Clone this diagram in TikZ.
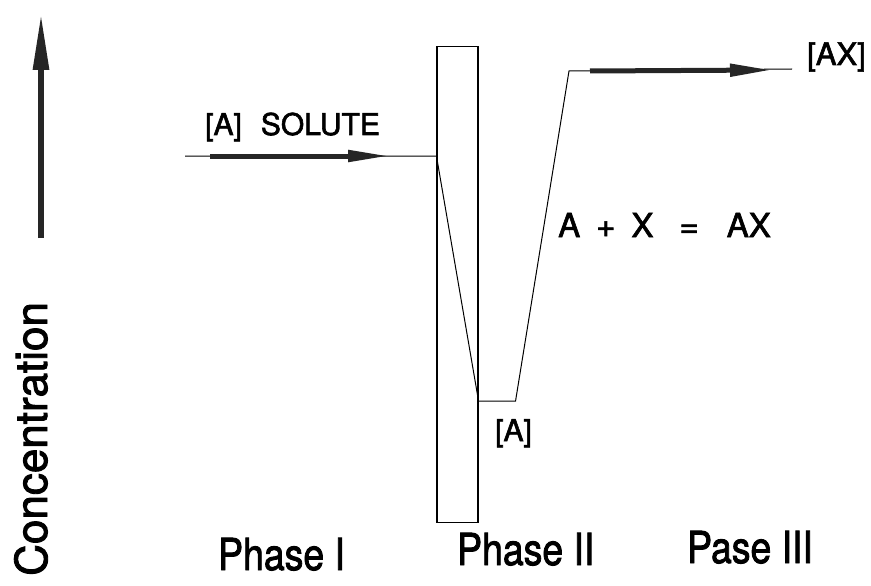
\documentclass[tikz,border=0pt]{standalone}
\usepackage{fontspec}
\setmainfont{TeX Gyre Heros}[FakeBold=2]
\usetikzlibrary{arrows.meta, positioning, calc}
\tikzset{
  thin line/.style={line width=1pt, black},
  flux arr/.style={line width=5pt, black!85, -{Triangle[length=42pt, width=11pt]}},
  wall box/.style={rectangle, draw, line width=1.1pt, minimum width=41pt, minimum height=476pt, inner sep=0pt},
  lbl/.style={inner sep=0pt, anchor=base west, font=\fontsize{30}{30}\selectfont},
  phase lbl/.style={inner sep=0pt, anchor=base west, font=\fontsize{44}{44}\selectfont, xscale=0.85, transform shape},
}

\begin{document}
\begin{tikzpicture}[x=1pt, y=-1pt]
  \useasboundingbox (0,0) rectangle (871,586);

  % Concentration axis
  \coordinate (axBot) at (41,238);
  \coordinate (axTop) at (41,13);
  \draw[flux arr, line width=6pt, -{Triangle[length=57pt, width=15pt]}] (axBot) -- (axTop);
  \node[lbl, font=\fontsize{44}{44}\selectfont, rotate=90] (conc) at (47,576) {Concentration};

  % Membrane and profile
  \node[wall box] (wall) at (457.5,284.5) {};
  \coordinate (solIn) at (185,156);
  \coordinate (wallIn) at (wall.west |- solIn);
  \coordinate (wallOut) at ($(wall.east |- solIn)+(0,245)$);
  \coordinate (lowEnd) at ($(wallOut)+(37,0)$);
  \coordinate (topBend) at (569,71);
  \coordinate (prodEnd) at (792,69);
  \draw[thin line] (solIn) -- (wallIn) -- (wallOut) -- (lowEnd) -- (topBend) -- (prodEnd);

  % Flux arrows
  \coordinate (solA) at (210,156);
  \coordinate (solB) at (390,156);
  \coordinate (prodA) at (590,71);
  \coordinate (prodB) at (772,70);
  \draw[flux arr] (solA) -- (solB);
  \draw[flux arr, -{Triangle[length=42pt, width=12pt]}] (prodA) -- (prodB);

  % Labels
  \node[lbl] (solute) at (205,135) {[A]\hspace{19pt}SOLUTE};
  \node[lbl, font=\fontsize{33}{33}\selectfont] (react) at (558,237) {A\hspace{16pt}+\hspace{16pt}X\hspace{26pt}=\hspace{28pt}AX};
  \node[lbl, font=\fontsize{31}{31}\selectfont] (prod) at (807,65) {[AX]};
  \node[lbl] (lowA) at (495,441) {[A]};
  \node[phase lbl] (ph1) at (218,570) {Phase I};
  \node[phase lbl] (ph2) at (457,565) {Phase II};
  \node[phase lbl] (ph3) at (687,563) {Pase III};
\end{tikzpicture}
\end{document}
========================================
> REQUIRED TASK
Begin at the top of the material above and output each line exactly, stopping after the line that holds "rotate=90] (conc) at". Leave out pictures.

> FINISHED TASK
Clone this diagram in TikZ.
\documentclass[tikz,border=0pt]{standalone}
\usepackage{fontspec}
\setmainfont{TeX Gyre Heros}[FakeBold=2]
\usetikzlibrary{arrows.meta, positioning, calc}
\tikzset{
  thin line/.style={line width=1pt, black},
  flux arr/.style={line width=5pt, black!85, -{Triangle[length=42pt, width=11pt]}},
  wall box/.style={rectangle, draw, line width=1.1pt, minimum width=41pt, minimum height=476pt, inner sep=0pt},
  lbl/.style={inner sep=0pt, anchor=base west, font=\fontsize{30}{30}\selectfont},
  phase lbl/.style={inner sep=0pt, anchor=base west, font=\fontsize{44}{44}\selectfont, xscale=0.85, transform shape},
}

\begin{document}
\begin{tikzpicture}[x=1pt, y=-1pt]
  \useasboundingbox (0,0) rectangle (871,586);

  % Concentration axis
  \coordinate (axBot) at (41,238);
  \coordinate (axTop) at (41,13);
  \draw[flux arr, line width=6pt, -{Triangle[length=57pt, width=15pt]}] (axBot) -- (axTop);
  \node[lbl, font=\fontsize{44}{44}\selectfont, rotate=90] (conc) at (47,576) {Concentration};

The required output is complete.